The much anticipated CPI data was perfectly in line with expectations of 0.3% month over month at the core level. That's a far cry from the 0.17% needed to sustain a 2.0% annual inflation target on average, but by avoiding another upside surprise, it was enough for bond traders today. It also surely didn't hurt that Retail Sales (which had added insult to injury last month) came in much lower than forecast (0.0 vs 0.4) with last month's stellar 0.7% reading also being revised down to 0.6. Bonds rallied sharply at first, and then gradually into the afternoon. As if by magic, 10yr yields hit the 3pm close at the same levels seen before the April 10th CPI data... like it never even happened...

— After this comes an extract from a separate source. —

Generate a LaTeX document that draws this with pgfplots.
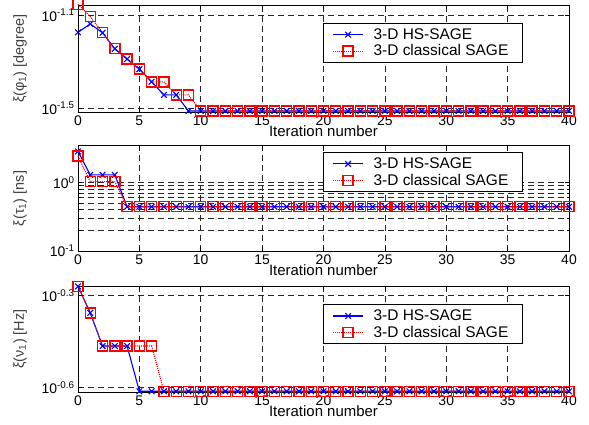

Stronger after data with 10yr down 6bps at 4.38 and MBS up nearly 3/8ths
10:53 AM
Remarkably calm in new, stronger range. 10yr down 6.5bps at 4.374. MBS up 10 ticks (.31).
01:01 PM
Steady gains since 10am. MBS up 14 ticks (.44) and 10yr down 9.4bps at 4.345.
03:01 PM
Still fairly flat, just off the best levels. MBS up 3/8ths and 10yr yields down 8.8bps at 4.351
Lock / Float Considerations
There is potentially something to glean from the reasonably strong bond rally despite an "as-expected" CPI. At face value, such things suggest the market had been more defensive than it needed to be and is letting its guard down as a result. If that's the case, it suggests some asymmetric risk in favor of rate rallies (i.e. rate rallies in reaction to friendly data would be bigger than sell-offs in reaction to equally unfriendly data). The cautionary side of the coin is that yields have bounced at an obvious technical level today in 4.34%. Risk-averse clients would defend against a bounce until a bounce is ruled out.